5 Ways to Improve Your Cash Flow

We all know that controlling the amount of cash coming in and going out, is vital for the success of your business. Here are 5 basic ways which could help you in the short-term to avoid taking out expensive loans or overdrafts.

1. Monitor your cash flows on a daily basis
This will help you to identify cash highs and lows. You will then be able to investigate the causes. You may discover that you can reduce stock order levels, that you have seasonal sales or can take better advantage of supplier lead times.

2. Invoice customers promptly
It’s surprising how many people get behind in their invoicing; it goes without saying that the earlier you send out an invoice the earlier you will be paid. Make sure your invoices are accurate – don’t give your customers a reason to delay paying you.

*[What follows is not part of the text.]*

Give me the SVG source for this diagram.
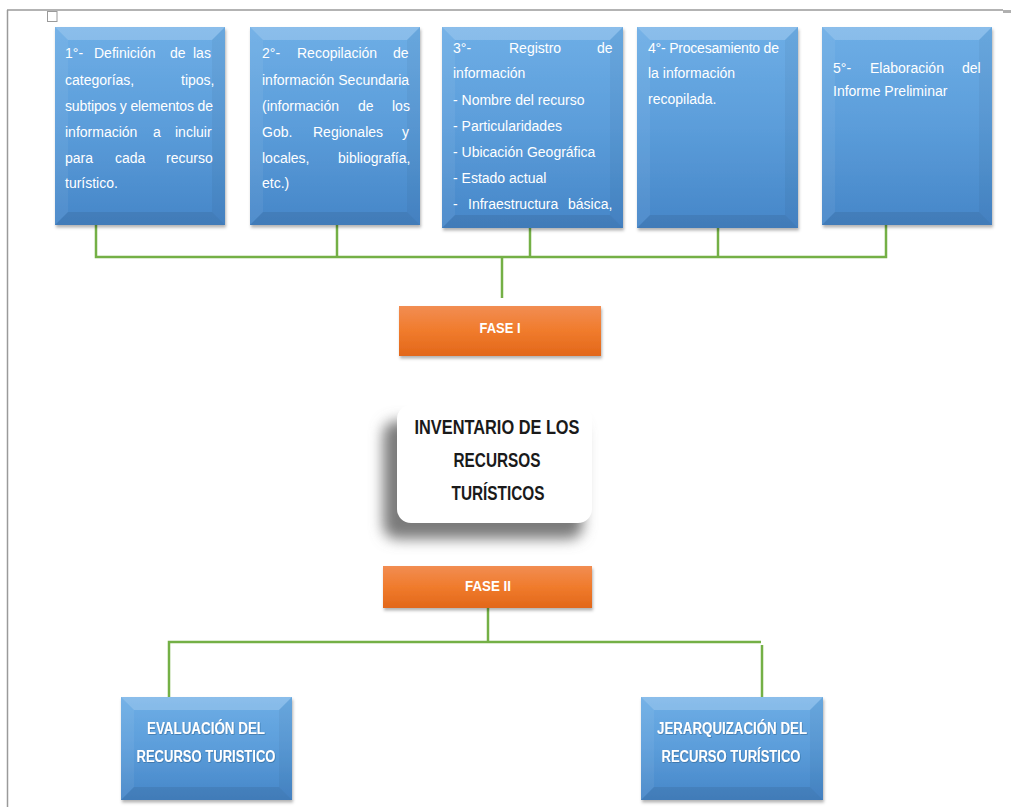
<svg xmlns="http://www.w3.org/2000/svg" width="1011" height="807" viewBox="0 0 1011 807">
<defs>
  <linearGradient id="blueG" x1="0" y1="0" x2="0" y2="1">
    <stop offset="0" stop-color="#6eaee6"/>
    <stop offset="0.5" stop-color="#5b9dda"/>
    <stop offset="1" stop-color="#4686c8"/>
  </linearGradient>
  <linearGradient id="orangeG" x1="0" y1="0" x2="0" y2="1">
    <stop offset="0" stop-color="#f28d52"/>
    <stop offset="0.5" stop-color="#f07b2c"/>
    <stop offset="1" stop-color="#e2671a"/>
  </linearGradient>
  <filter id="sh" x="-10%" y="-10%" width="130%" height="130%">
    <feDropShadow dx="1" dy="2.5" stdDeviation="1.8" flood-color="#000" flood-opacity="0.3"/>
  </filter>
  <filter id="tsh" x="-5%" y="-20%" width="110%" height="150%">
    <feDropShadow dx="0.6" dy="0.8" stdDeviation="0.5" flood-color="#1d3f66" flood-opacity="0.45"/>
  </filter>
  <filter id="blur" x="-30%" y="-30%" width="160%" height="160%">
    <feGaussianBlur stdDeviation="7"/>
  </filter>
</defs>
<style>
  .box { fill: url(#blueG); filter: url(#sh); }
  .bt { fill: #ffffff; fill-opacity: 0.2; }
  .bl { fill: #ffffff; fill-opacity: 0.06; }
  .br { fill: #000000; fill-opacity: 0.04; }
  .bb { fill: #000000; fill-opacity: 0.08; }
  .txt { font-family: "Liberation Sans", Arial, sans-serif; font-size: 14px; fill: #ffffff; }
  .ttl { font-family: "Liberation Sans", Arial, sans-serif; font-size: 16px; font-weight: bold; fill: #ffffff; text-anchor: middle; filter: url(#tsh); }
  .fase { fill: url(#orangeG); filter: url(#sh); }
  .ftxt { font-family: "Liberation Sans", Arial, sans-serif; font-size: 15px; font-weight: bold; fill: #ffffff; text-anchor: middle; }
  .inv { font-family: "Liberation Sans", Arial, sans-serif; font-size: 20px; font-weight: bold; fill: #1a1a1a; text-anchor: middle; }
  .conn { fill: none; stroke: #74b046; stroke-width: 2.5; }
  .frame { fill: none; stroke: #9a9a9a; stroke-width: 1.5; }
</style>
<rect width="1011" height="807" fill="#ffffff"/>

<g id="frame">
  <line class="frame" x1="7" y1="10" x2="1003" y2="10"/>
  <line class="frame" x1="7.5" y1="10" x2="7.5" y2="807"/>
  <rect x="47.5" y="11.5" width="9.5" height="10" fill="#ffffff" stroke="#9a9a9a" stroke-width="1"/>
  <rect x="1003" y="10" width="8" height="3" fill="#b0b0b0"/>
</g>

<g id="connectors">
  <path class="conn" d="M96,225 V257 H886 V225"/>
  <path class="conn" d="M337,225 V257"/>
  <path class="conn" d="M530,228 V257"/>
  <path class="conn" d="M718,228 V257"/>
  <path class="conn" d="M502,257 V298"/>
  <path class="conn" d="M488,608 V642"/>
  <path class="conn" d="M169,697 V642 H761"/>
  <path class="conn" d="M762,645 V697"/>
</g>

<g id="step1">
  <rect class="box" x="55" y="27" width="170" height="198"/>
  <path class="bt" d="M55,27 H225 L212,40 H68 Z"/>
  <path class="bl" d="M55,27 V225 L68,212 V40 Z"/>
  <path class="br" d="M225,27 V225 L212,212 V40 Z"/>
  <path class="bb" d="M55,225 H225 L212,212 H68 Z"/>
  <g class="txt">
    <text y="58"><tspan x="65">1°-</tspan><tspan x="94">Definición</tspan><tspan x="170">de</tspan><tspan x="193">las</tspan></text>
    <text y="85"><tspan x="65">categorías,</tspan><tspan x="181">tipos,</tspan></text>
    <text x="65" y="111" textLength="148" lengthAdjust="spacing">subtipos y elementos de</text>
    <text y="137"><tspan x="65">información</tspan><tspan x="153">a</tspan><tspan x="175">incluir</tspan></text>
    <text y="163"><tspan x="65">para</tspan><tspan x="115">cada</tspan><tspan x="166">recurso</tspan></text>
    <text x="65" y="188">turístico.</text>
  </g>
</g>

<g id="step2">
  <rect class="box" x="250" y="27" width="170" height="198"/>
  <path class="bt" d="M250,27 H420 L407,40 H263 Z"/>
  <path class="bl" d="M250,27 V225 L263,212 V40 Z"/>
  <path class="br" d="M420,27 V225 L407,212 V40 Z"/>
  <path class="bb" d="M250,225 H420 L407,212 H263 Z"/>
  <g class="txt">
    <text y="58"><tspan x="262">2°-</tspan><tspan x="297">Recopilación</tspan><tspan x="393">de</tspan></text>
    <text x="262" y="85">información Secundaria</text>
    <text y="111"><tspan x="262">(información</tspan><tspan x="358">de</tspan><tspan x="392">los</tspan></text>
    <text y="137"><tspan x="262">Gob.</tspan><tspan x="313">Regionales</tspan><tspan x="402">y</tspan></text>
    <text y="163"><tspan x="262">locales,</tspan><tspan x="338">bibliografía,</tspan></text>
    <text x="262" y="188">etc.)</text>
  </g>
</g>

<g id="step3">
  <rect class="box" x="442" y="27" width="181" height="201"/>
  <path class="bt" d="M442,27 H623 L610,40 H455 Z"/>
  <path class="bl" d="M442,27 V228 L455,215 V40 Z"/>
  <path class="br" d="M623,27 V228 L610,215 V40 Z"/>
  <path class="bb" d="M442,228 H623 L610,215 H455 Z"/>
  <g class="txt">
    <text y="53"><tspan x="453">3°-</tspan><tspan x="509">Registro</tspan><tspan x="597">de</tspan></text>
    <text x="453" y="78">información</text>
    <text x="453" y="105">- Nombre del recurso</text>
    <text x="453" y="131">- Particularidades</text>
    <text x="453" y="157">- Ubicación Geográfica</text>
    <text x="453" y="183">- Estado actual</text>
    <text y="209"><tspan x="453">-</tspan><tspan x="468">Infraestructura</tspan><tspan x="568">básica,</tspan></text>
  </g>
</g>

<g id="step4">
  <rect class="box" x="637" y="27" width="161" height="201"/>
  <path class="bt" d="M637,27 H798 L785,40 H650 Z"/>
  <path class="bl" d="M637,27 V228 L650,215 V40 Z"/>
  <path class="br" d="M798,27 V228 L785,215 V40 Z"/>
  <path class="bb" d="M637,228 H798 L785,215 H650 Z"/>
  <g class="txt">
    <text x="648" y="53" textLength="131" lengthAdjust="spacing">4°- Procesamiento de</text>
    <text x="648" y="78">la información</text>
    <text x="648" y="104">recopilada.</text>
  </g>
</g>

<g id="step5">
  <rect class="box" x="822" y="27" width="170" height="198"/>
  <path class="bt" d="M822,27 H992 L979,40 H835 Z"/>
  <path class="bl" d="M822,27 V225 L835,212 V40 Z"/>
  <path class="br" d="M992,27 V225 L979,212 V40 Z"/>
  <path class="bb" d="M822,225 H992 L979,212 H835 Z"/>
  <g class="txt">
    <text y="73"><tspan x="833">5°-</tspan><tspan x="870">Elaboración</tspan><tspan x="962">del</tspan></text>
    <text x="833" y="96">Informe Preliminar</text>
  </g>
</g>

<g id="fase1">
  <rect class="fase" x="399" y="306" width="202" height="50"/>
  <text class="ftxt" x="500" y="333" textLength="41" lengthAdjust="spacingAndGlyphs">FASE I</text>
</g>

<g id="inventario">
  <rect x="383" y="421" width="200" height="118" rx="14" fill="#7a7a7a" filter="url(#blur)"/>
  <rect x="397" y="405" width="195" height="118" rx="14" fill="#ffffff"/>
  <text class="inv" x="497" y="434" textLength="165" lengthAdjust="spacingAndGlyphs">INVENTARIO DE LOS</text>
  <text class="inv" x="497" y="467" textLength="87" lengthAdjust="spacingAndGlyphs">RECURSOS</text>
  <text class="inv" x="498" y="500" textLength="93" lengthAdjust="spacingAndGlyphs">TURÍSTICOS</text>
</g>

<g id="fase2">
  <rect class="fase" x="383" y="566" width="209" height="42"/>
  <text class="ftxt" x="488" y="591" textLength="46" lengthAdjust="spacingAndGlyphs">FASE II</text>
</g>

<g id="evaluacion">
  <rect class="box" x="121" y="697" width="171" height="103"/>
  <path class="bt" d="M121,697 H292 L279,710 H134 Z"/>
  <path class="bl" d="M121,697 V800 L134,787 V710 Z"/>
  <path class="br" d="M292,697 V800 L279,787 V710 Z"/>
  <path class="bb" d="M121,800 H292 L279,787 H134 Z"/>
  <text class="ttl" x="206" y="734" textLength="118" lengthAdjust="spacingAndGlyphs">EVALUACIÓN DEL</text>
  <text class="ttl" x="206" y="762" textLength="139" lengthAdjust="spacingAndGlyphs">RECURSO TURISTICO</text>
</g>

<g id="jerarquizacion">
  <rect class="box" x="641" y="697" width="182" height="103"/>
  <path class="bt" d="M641,697 H823 L810,710 H654 Z"/>
  <path class="bl" d="M641,697 V800 L654,787 V710 Z"/>
  <path class="br" d="M823,697 V800 L810,787 V710 Z"/>
  <path class="bb" d="M641,800 H823 L810,787 H654 Z"/>
  <text class="ttl" x="732" y="734" textLength="150" lengthAdjust="spacingAndGlyphs">JERARQUIZACIÓN DEL</text>
  <text class="ttl" x="731" y="762" textLength="139" lengthAdjust="spacingAndGlyphs">RECURSO TURÍSTICO</text>
</g>
</svg>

3. Increase your credit control
You should chase debts regularly and politely. Get to know your customers’ payment cycles so that you don’t miss their payment run, missing one could mean having to wait another month for your money.

4. Take advantage of supplier payment terms
Suppliers have different payment terms, so check each one and consider only paying an invoice when it is actually due. This is interest free credit.

5. Look at your prices
Have you reviewed your prices recently? Have they kept up with your increasing costs? Customers expect a small increase from time to time. Check out the prices of your competitors.